Rememoro por un breve momento aquellos tiempos en los que hacíamos locuras. La juventud te hace ver todo más sencillo.

—¡Eso no es lo que me molesta! ¿Por qué a mí no me lo dijo nadie? Tal vez en esa fiesta sucedió algo que tenga que ver con todo esto que nos está pasando…

—Yo no creo eso, pero podemos preguntar a los que asistieron.

Pienso un instante.

—El detective se va a encargar de hacerlo, yo misma le diré. Me comentó que mañana temprano empezará a interrogar a las amigas. En este momento está recorriendo las calles cercanas con sus ayudantes. Creo que buscan pistas.

Luis se queda viendo hacia la pared.

—O un cadá...

—Ni siquiera lo digas —lo interrumpo de golpe, me pongo de pie y aviento la colcha con la que me cubría. Solo pensarlo me sobresalta.

El pesimismo de mi esposo es decepcionante.

—¿Tanto confías en él?

Su expresión triste hace volcar mis sentimientos y entran las ganas de llorar.

—Tenemos que hacerlo, es la única opción con la que contamos.

—Debemos estar conscientes de que es una posibilidad. —Respira hondo, su mirada de cristal lo delata y también se pone de pie para encararme.

Sé que quiere decirme algo importante porque toma mis manos entre las suyas, luego empieza a hablar con una voz que ya no parece la suya, es átona, y a mí me provoca desagrado:

—Te va a parecer una locura, pero ya no la siento aquí, en este mundo —lo dice melancólico—. Es difícil de explicar, pero ya no… —Niega—, no está.

Una lágrima sale de su ojo derecho y con eso quiebra mi corazón. ¡No quiero creerlo, no estoy dispuesta a pensar que mi hija está muerta y deseo poder hacerlo entrar en razón!

—Es porque estás desesperado, así como yo. —Siento que mis ojos se humedecen—. Tengamos fe, Luis. La necesito.

Él se da cuenta que estoy muy afectada y me abraza. La conversación termina con eso.

—Lo haré —susurra y nos vamos a la cama a intentar dormir sin decir una palabra más.

Hemos dejado gran parte del trabajo a los investigadores. Sus servicios costarán nuestros ahorros, pero en estos momentos el dinero es lo menos importante.

 

Logro cerrar los ojos por más de cuatro horas. Al despertar ya es imposible volver a conciliar el sueño. Me observo rápido en el espejo del baño.

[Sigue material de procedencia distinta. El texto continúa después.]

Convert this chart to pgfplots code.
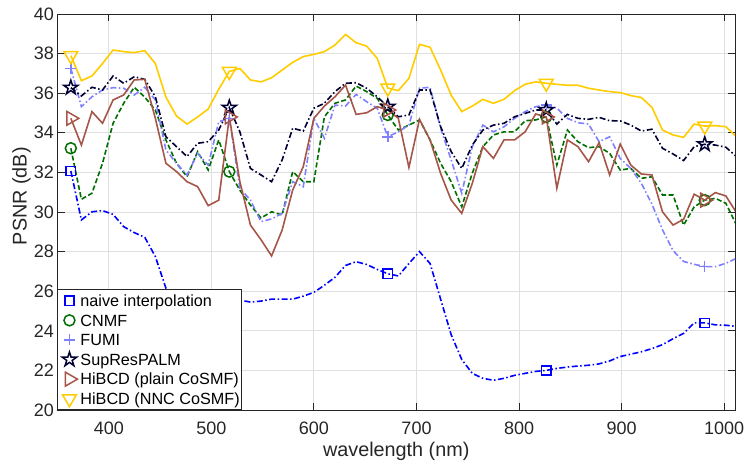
\documentclass[border=0pt]{standalone}
\usepackage{fontspec}
\setmainfont{Liberation Sans}
\usepackage{pgfplots}
\usepackage{pgfplotstable}
\pgfplotsset{compat=1.18}
\usetikzlibrary{plotmarks}
\definecolor{axgray}{RGB}{38,38,38}
\definecolor{gridgray}{RGB}{223,223,223}
\definecolor{naiveC}{RGB}{0,0,255}
\definecolor{cnmfC}{RGB}{0,110,0}
\definecolor{fumiC}{RGB}{128,128,255}
\definecolor{supC}{RGB}{0,0,51}
\definecolor{plainC}{RGB}{166,86,72}
\definecolor{nncC}{RGB}{255,204,0}
\pgfdeclareplotmark{pentagram}{%
  \pgfpathmoveto{\pgfpointpolar{90}{\pgfplotmarksize}}%
  \pgfpathlineto{\pgfpointpolar{126}{0.382\pgfplotmarksize}}%
  \pgfpathlineto{\pgfpointpolar{162}{\pgfplotmarksize}}%
  \pgfpathlineto{\pgfpointpolar{198}{0.382\pgfplotmarksize}}%
  \pgfpathlineto{\pgfpointpolar{234}{\pgfplotmarksize}}%
  \pgfpathlineto{\pgfpointpolar{270}{0.382\pgfplotmarksize}}%
  \pgfpathlineto{\pgfpointpolar{306}{\pgfplotmarksize}}%
  \pgfpathlineto{\pgfpointpolar{342}{0.382\pgfplotmarksize}}%
  \pgfpathlineto{\pgfpointpolar{18}{\pgfplotmarksize}}%
  \pgfpathlineto{\pgfpointpolar{54}{0.382\pgfplotmarksize}}%
  \pgfpathclose\pgfusepathqstroke}
\pgfplotstableread{
x naive cnmf fumi sup plain nnc
363.0 32.07 33.22 37.26 36.28 34.73 37.90
373.3 29.60 30.64 35.32 35.86 33.38 36.63
383.6 30.01 30.95 35.82 36.30 35.07 36.87
393.9 30.07 32.46 36.16 36.16 34.48 37.50
404.2 29.88 34.48 36.28 36.87 35.66 38.18
414.5 29.26 35.49 36.25 36.50 35.91 38.10
424.8 28.96 36.30 35.91 36.83 36.67 38.05
435.1 28.72 35.80 36.30 36.70 36.70 38.15
445.4 27.75 35.15 35.66 35.82 34.73 37.50
455.7 26.15 33.64 33.13 33.80 32.46 35.80
466.0 25.70 32.46 32.46 33.30 32.04 34.85
476.3 25.60 31.78 31.87 32.80 31.53 34.44
486.6 25.55 33.05 32.96 33.47 31.28 34.80
496.9 25.55 32.12 32.37 33.55 30.32 35.20
507.2 25.55 33.64 34.56 34.14 30.60 36.20
517.5 25.55 32.04 34.73 35.27 34.80 37.10
527.8 25.55 31.10 31.20 34.05 31.53 37.25
538.1 25.45 30.35 30.60 32.20 29.34 36.67
548.4 25.50 29.70 29.51 31.87 28.60 36.57
558.7 25.60 30.01 29.65 31.53 27.78 36.78
569.0 25.60 29.85 29.93 32.63 29.09 37.17
579.3 25.60 32.04 31.53 34.23 31.11 37.56
589.6 25.75 31.53 31.28 34.09 32.29 37.85
599.9 25.94 31.53 34.73 35.24 34.73 37.96
610.2 26.30 34.81 33.72 35.49 35.35 38.10
620.5 26.70 35.49 35.40 36.08 35.82 38.43
630.8 27.30 35.66 35.35 36.50 36.41 38.97
641.1 27.49 36.36 35.94 36.53 34.93 38.55
651.4 27.35 36.08 35.57 36.25 35.01 38.38
661.7 27.10 35.74 35.24 35.82 35.32 37.76
672.0 26.88 34.90 33.80 35.32 35.15 36.26
682.3 26.77 34.14 34.05 34.81 34.73 36.13
692.6 27.40 34.39 34.39 34.90 32.25 36.75
702.9 28.00 34.65 36.25 36.16 34.68 38.47
713.2 27.40 33.64 36.30 36.16 33.64 38.32
723.5 25.60 32.46 34.23 34.31 31.95 37.17
733.8 23.80 31.53 32.63 33.05 30.60 35.90
744.1 22.55 30.26 30.95 32.20 29.93 35.07
754.4 21.85 31.97 33.30 33.38 31.45 35.35
764.7 21.60 33.30 34.39 34.14 33.30 35.69
775.0 21.50 33.89 34.05 34.39 32.71 35.49
785.3 21.60 34.05 34.30 34.48 33.64 35.69
795.6 21.75 34.05 34.73 34.81 33.64 36.13
805.9 21.85 34.61 35.07 34.98 34.05 36.45
816.2 21.95 34.65 35.32 35.15 34.95 36.57
826.5 22.00 34.81 35.40 35.15 34.80 36.50
836.8 22.10 32.37 35.24 34.44 31.20 36.45
847.1 22.17 34.14 34.73 34.93 33.64 36.40
857.4 22.22 33.55 34.51 34.73 33.30 36.40
867.7 22.26 33.25 34.44 34.68 32.54 36.25
878.0 22.33 33.30 33.55 34.78 33.50 36.16
888.3 22.48 32.96 33.80 34.61 31.87 36.08
898.6 22.70 32.12 32.70 34.60 33.43 36.03
908.9 22.82 32.20 32.20 34.39 32.37 35.88
919.2 22.94 31.70 31.45 34.09 31.92 35.78
929.5 23.10 31.78 30.40 34.18 31.87 35.29
939.8 23.30 30.86 29.10 33.22 30.01 34.14
950.1 23.60 30.86 28.05 32.93 29.34 33.89
960.4 23.87 29.34 27.50 32.60 29.63 33.77
970.7 24.40 30.26 27.36 33.30 30.90 34.44
981.0 24.40 30.60 27.24 33.42 30.60 34.34
991.3 24.30 30.69 27.24 33.38 30.98 34.36
1001.6 24.28 30.44 27.41 33.27 30.81 34.31
1011.9 24.22 29.34 27.66 32.80 29.97 33.80
}\data
\tikzset{
  dashdotM/.style={dash pattern=on 6pt off 2.5pt on 1.5pt off 2.5pt},
  dashedM/.style={dash pattern=on 5pt off 2.5pt},
}
\begin{document}
\begin{tikzpicture}
\useasboundingbox (-57.5pt,-51pt) rectangle (687.5pt,410pt);
\begin{axis}[
  scale only axis, width=677.5pt, height=396pt,
  xmin=350, xmax=1010.5, ymin=20, ymax=40,
  xtick={400,500,600,700,800,900,1000},
  ytick={20,22,24,26,28,30,32,34,36,38,40},
  /pgf/number format/assume math mode=true,
  /pgf/number format/1000 sep={},
  tick label style={font=\fontsize{18}{18}\selectfont, text=axgray},
  xticklabel style={anchor=base, yshift=-24.3pt},
  label style={font=\fontsize{19.8}{20}\selectfont, text=axgray},
  xlabel={wavelength (nm)},
  ylabel={PSNR (dB)},
  xlabel style={at={(axis description cs:0.5,0)}, anchor=base, yshift=-46.7pt},
  ylabel style={at={(axis description cs:-0.04546,0.54)}, anchor=base},
  axis line style={draw=axgray, line width=0.9pt},
  tick style={draw=axgray, line width=0.9pt},
  major tick length=7pt, tick align=inside,
  grid=major, major grid style={draw=gridgray, line width=0.9pt},
  legend cell align=left,
  legend image code/.code={\path[draw=none,fill=none] (0pt,-5.8pt) rectangle (18pt,5.8pt);
    \begin{pgfinterruptboundingbox}\draw[#1] plot coordinates {(10pt,0pt)};\end{pgfinterruptboundingbox}},
  legend style={at={(0,0)}, anchor=south west, draw=axgray, line width=0.9pt, fill=white,
    font=\fontsize{16.2}{19}\selectfont, inner xsep=1.5pt, inner ysep=5pt,
    nodes={inner sep=0pt, text height=11.6pt, text depth=0pt},
    /tikz/row sep=8pt, /tikz/column sep=3pt},
]
\addplot[naiveC, line width=1.6pt, dashdotM, forget plot] table[x=x,y=naive]{\data};
\addplot[cnmfC, line width=1.6pt, dashedM, forget plot] table[x=x,y=cnmf]{\data};
\addplot[fumiC, line width=1.6pt, dashdotM, forget plot] table[x=x,y=fumi]{\data};
\addplot[supC, line width=1.6pt, dashdotM, forget plot] table[x=x,y=sup]{\data};
\addplot[plainC, line width=1.6pt, solid, forget plot] table[x=x,y=plain]{\data};
\addplot[nncC, line width=1.6pt, solid, forget plot] table[x=x,y=nnc]{\data};

\addplot[naiveC, only marks, mark=square, mark size=4.6pt, line width=1.5pt, mark repeat=15, mark phase=1] table[x=x,y=naive]{\data};
\addlegendentry{naive interpolation}
\addplot[cnmfC, only marks, mark=o, mark size=5.5pt, line width=1.5pt, mark repeat=15, mark phase=1] table[x=x,y=cnmf]{\data};
\addlegendentry{CNMF}
\addplot[fumiC, only marks, mark=+, mark size=5.5pt, line width=1.5pt, mark repeat=15, mark phase=1] table[x=x,y=fumi]{\data};
\addlegendentry{FUMI}
\addplot[supC, only marks, mark=pentagram, mark size=7.5pt, line width=1.5pt, mark repeat=15, mark phase=1] table[x=x,y=sup]{\data};
\addlegendentry{SupResPALM}
\addplot[plainC, only marks, mark=triangle, mark size=8pt, mark options={rotate=-90}, line width=1.5pt, mark repeat=15, mark phase=1] table[x=x,y=plain]{\data};
\addlegendentry{HiBCD (plain CoSMF)}
\addplot[nncC, only marks, mark=triangle, mark size=8pt, mark options={rotate=180}, line width=1.5pt, mark repeat=15, mark phase=1] table[x=x,y=nnc]{\data};
\addlegendentry{HiBCD (NNC CoSMF)}
\end{axis}
\end{tikzpicture}
\end{document}
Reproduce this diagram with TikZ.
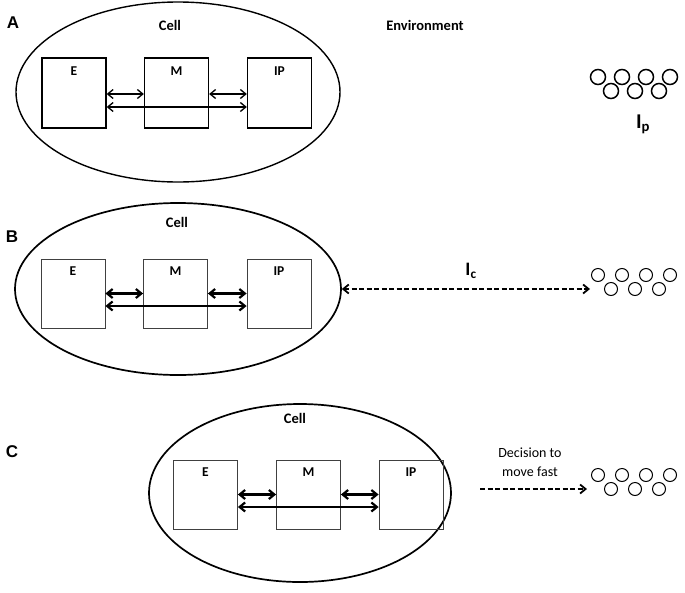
\documentclass[tikz,border=0pt]{standalone}
\usepackage{fontspec}
\setmainfont{Carlito}
\newfontfamily\panelfont{Liberation Sans}
\usetikzlibrary{shapes.geometric,arrows.meta}

\tikzset{
  cell/.style={ellipse, draw, line width=1.7pt, inner sep=0pt},
  partA/.style={draw, line width=1.3pt, minimum width=64pt, minimum height=70pt, inner sep=0pt},
  partB/.style={draw, black!75, line width=0.8pt, minimum width=64pt, minimum height=69pt, inner sep=0pt},
  tag/.style={font=\bfseries\fontsize{13.5}{14}\selectfont},
  title/.style={font=\bfseries\fontsize{14.5}{15}\selectfont},
  panel/.style={font=\panelfont\bfseries\fontsize{17}{17}\selectfont},
  link/.style={{Straight Barb[length=5.5pt,width=9pt]}-{Straight Barb[length=5.5pt,width=9pt]}},
  gap/.style={dash pattern=on 5pt off 2.5pt},
}

% a small group of particles, top row of four and bottom row of three
\newcommand{\particles}[4]{%
  \foreach \k in {0,1,2,3}
    \draw[line width=#4, fill=white] (#1+24*\k, #2) circle (#3);
  \foreach \k in {0,1,2}
    \draw[line width=#4, fill=white] (#1+13+24*\k, #2+14) circle (#3);
}

\begin{document}
\begin{tikzpicture}[x=1pt, y=-1pt]
    \useasboundingbox (0,0) rectangle (685,592);

    % Panel A
    \node[panel] at (13,23) {A};
    \node[cell, line width=1.4pt, minimum width=324pt, minimum height=180pt] (cellA) at (178,92) {};
    \node[title] at (170,25) {Cell};
    \node[title] at (425,25) {Environment};

    \node[partA] (eA) at (74,93) {};
    \node[partA] (mA) at (176.5,93) {};
    \node[partA] (ipA) at (279.5,93) {};
    \node[tag] at ([yshift=-14pt]eA.north) {E};
    \node[tag] at ([yshift=-14pt]mA.north) {M};
    \node[tag] at ([yshift=-14pt]ipA.north) {IP};

    \draw[link, line width=1.3pt] ([yshift=-1pt]eA.east) -- ([yshift=-1pt]mA.west);
    \draw[link, line width=1.3pt] ([yshift=-1pt]mA.east) -- ([yshift=-1pt]ipA.west);
    \draw[link, line width=1.3pt] ([yshift=-14pt]eA.east) -- ([yshift=-14pt]ipA.west);

    \particles{598}{77}{7.5pt}{1.5pt}
    \node[font=\bfseries\fontsize{21}{21}\selectfont] (ip) at (643,124) {I\textsubscript{p}};

    % Panel B
    \node[panel] at (12,237) {B};
    \node[cell, minimum width=326pt, minimum height=172pt] (cellB) at (178,289) {};
    \node[title] at (177,222) {Cell};

    \node[partB] (eB) at (73,293.5) {};
    \node[partB] (mB) at (175.5,293.5) {};
    \node[partB] (ipB) at (279,293.5) {};
    \node[tag] at ([yshift=-13pt]eB.north) {E};
    \node[tag] at ([yshift=-13pt]mB.north) {M};
    \node[tag] at ([yshift=-13pt]ipB.north) {IP};

    \draw[link, line width=2.2pt] (eB.east) -- (mB.west);
    \draw[link, line width=2.2pt] (mB.east) -- (ipB.west);
    \draw[link, line width=2.2pt] ([yshift=-12.5pt]eB.east) -- ([yshift=-12.5pt]ipB.west);

    \particles{598}{275}{6.5pt}{1pt}
    \coordinate (envB) at (590,289);
    \draw[link, gap, line width=1.8pt] (cellB.east) -- (envB);
    \node[font=\bfseries\fontsize{19}{19}\selectfont] (ic) at (471,271) {I\textsubscript{c}};

    % Panel C
    \node[panel] at (12,452) {C};
    \node[cell, minimum width=302pt, minimum height=178pt] (cellC) at (300,493) {};
    \node[title] at (295,418) {Cell};

    \node[partB] (eC) at (205.5,494.5) {};
    \node[partB] (mC) at (308.5,494.5) {};
    \node[partB] (ipC) at (411,494.5) {};
    \node[tag] at ([yshift=-13pt]eC.north) {E};
    \node[tag] at ([yshift=-13pt]mC.north) {M};
    \node[tag] at ([yshift=-13pt]ipC.north) {IP};

    \draw[link, line width=2.2pt] (eC.east) -- (mC.west);
    \draw[link, line width=2.2pt] (mC.east) -- (ipC.west);
    \draw[link, line width=2.2pt] ([yshift=-12.5pt]eC.east) -- ([yshift=-12.5pt]ipC.west);

    \particles{598}{475}{6.5pt}{1pt}
    \coordinate (fromC) at (480,489);
    \coordinate (envC) at (587,489);
    \draw[-{Straight Barb[length=5.5pt,width=9pt]}, gap, line width=1.8pt] (fromC) -- (envC);
    \node[align=center, font=\fontsize{14}{19}\selectfont] (move) at (530,462) {Decision to\\move fast};

\end{tikzpicture}
\end{document}
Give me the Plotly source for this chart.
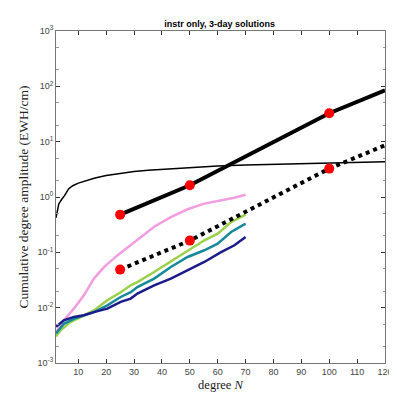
import plotly.graph_objects as go

# ---- data ----
deg_ref = [2, 2.5, 3, 4, 5, 6.5, 8, 10, 13, 16, 20, 25, 30, 35, 40, 50, 60, 70, 80, 90, 100, 110, 120]
amp_ref = [0.42, 0.62, 0.75, 0.9, 1.05, 1.4, 1.6, 1.78, 2.0, 2.2, 2.45, 2.7, 2.9, 3.05, 3.18, 3.45, 3.65, 3.8, 3.9, 4.0, 4.1, 4.22, 4.35]

deg_model = [25, 50, 100, 120]
amp_model = [0.48, 1.63, 32.6, 84.8]
amp_model_tenth = [0.0487, 0.163, 3.26, 8.6]
deg_dots = [25, 50, 100]
amp_dots = [0.48, 1.63, 32.6]
amp_dots_tenth = [0.0487, 0.163, 3.26]

deg_pink = [2, 4.8, 8.4, 12, 15.6, 19.2, 24, 28.8, 32, 37.2, 43.2, 49.2, 55.2, 61.2, 66, 70]
amp_pink = [0.0036, 0.0059, 0.0096, 0.0167, 0.0335, 0.054, 0.088, 0.134, 0.18, 0.29, 0.434, 0.6, 0.76, 0.87, 0.97, 1.1]

deg_green = [2, 3.6, 7.2, 12, 15.6, 20.4, 25.2, 28.8, 31.2, 37.2, 43.2, 49.2, 55.2, 60, 64.8, 70]
amp_green = [0.0030, 0.0039, 0.0055, 0.0073, 0.0089, 0.0136, 0.019, 0.0254, 0.029, 0.044, 0.0687, 0.109, 0.165, 0.218, 0.353, 0.48]

deg_teal = [2, 4.8, 8.4, 12, 15.6, 20.4, 25.2, 28.8, 31.2, 37.2, 43.2, 49.2, 55.2, 60, 64.8, 70]
amp_teal = [0.0034, 0.0051, 0.0063, 0.0073, 0.0083, 0.011, 0.0156, 0.019, 0.0236, 0.0335, 0.0543, 0.0824, 0.109, 0.1435, 0.233, 0.33]

deg_navy = [2, 4.8, 8.4, 12, 15.6, 20.4, 25.2, 28.8, 31.2, 37.2, 43.2, 49.2, 55.2, 61.2, 66, 70]
amp_navy = [0.0045, 0.0059, 0.0068, 0.0073, 0.0083, 0.0096, 0.0127, 0.0146, 0.018, 0.0254, 0.0335, 0.047, 0.0669, 0.101, 0.134, 0.189]

x_ticks = [10, 20, 30, 40, 50, 60, 70, 80, 90, 100, 110, 120]
y_ticks = [1e-3, 1e-2, 1e-1, 1e0, 1e1, 1e2, 1e3]
y_ticktext = ["10<sup>-3</sup>", "10<sup>-2</sup>", "10<sup>-1</sup>", "10<sup>0</sup>",
              "10<sup>1</sup>", "10<sup>2</sup>", "10<sup>3</sup>"]

title_text = "instr only, 3-day solutions"
x_title = "degree <i>N</i>"
y_title = "Cumulative degree amplitude (EWH/cm)"

fig = go.Figure()

for xs, ys, col in [(deg_pink, amp_pink, "#f29ddf"),
                    (deg_green, amp_green, "#9bd04b"),
                    (deg_teal, amp_teal, "#16899b"),
                    (deg_navy, amp_navy, "#1b1b8c")]:
    fig.add_trace(go.Scatter(x=xs, y=ys, mode="lines", line=dict(color=col, width=2.5)))

fig.add_trace(go.Scatter(x=deg_ref, y=amp_ref, mode="lines", line=dict(color="black", width=1.5)))
fig.add_trace(go.Scatter(x=deg_model, y=amp_model, mode="lines", line=dict(color="black", width=4)))
fig.add_trace(go.Scatter(x=deg_model, y=amp_model_tenth, mode="lines", line=dict(color="black", width=4, dash="dot")))
fig.add_trace(go.Scatter(x=deg_dots, y=amp_dots, mode="markers", marker=dict(color="#ff0000", size=10)))
fig.add_trace(go.Scatter(x=deg_dots, y=amp_dots_tenth, mode="markers", marker=dict(color="#ff0000", size=10)))

axis_col = "#777777"
# page has an 8px body margin; margins below compensate for it
fig.update_layout(
    width=397, height=408,
    margin=dict(l=47.5, r=20, t=22.7, b=53.3),
    paper_bgcolor="white", plot_bgcolor="white",
    showlegend=False,
    title=dict(text="<b>" + title_text + "</b>", x=0.533, xanchor="center", xref="container",
               y=0.961, yanchor="middle", yref="container",
               font=dict(family="Liberation Sans, Arial", size=9, color="black")),
    font=dict(family="Liberation Sans, Arial", size=9, color="#444444"),
)
fig.update_xaxes(
    range=[2, 120], tickvals=x_ticks, ticks="inside", ticklen=4, tickcolor="#333333",
    showline=True, linecolor=axis_col, linewidth=1, mirror="ticks", showgrid=False, zeroline=False,
    automargin=False,
    tickfont=dict(size=9, color="#444444"),
    title=dict(text=x_title, standoff=4, font=dict(family="Liberation Serif, DejaVu Serif", size=12.5, color="#222222")),
)
fig.update_yaxes(
    type="log", range=[-3, 3], tickvals=y_ticks, ticktext=y_ticktext, ticks="inside", ticklen=4,
    tickcolor="#333333", showline=True, linecolor=axis_col, linewidth=1, mirror="ticks",
    showgrid=False, zeroline=False, automargin=False,
    minor=dict(ticks="inside", ticklen=2.5, tickcolor="#999999", showgrid=False),
    tickfont=dict(size=9, color="#444444"),
    title=dict(text=y_title, standoff=5, font=dict(family="Liberation Serif, DejaVu Serif", size=13.5, color="#222222")),
)

fig.write_html("out.html")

Las ojeras hacen de las suyas, pero es lo último que me importa.

Salgo a tomar un café porque todos los demás siguen durmiendo.

La cocina huele a ella, a su pastel de limón que tanto le gusta hacer, a la vainilla que derramó sobre el mantel y jamás se fue. Esta es la clase de pesadillas que sí asesinan. ¡No!, no son las de las películas de fantasía y terror que aman ver mis hijos y de las cuales huyo en cuanto puedo. El miedo que provoca un monstruo queda eclipsado por el terrible miedo de perder a un hijo.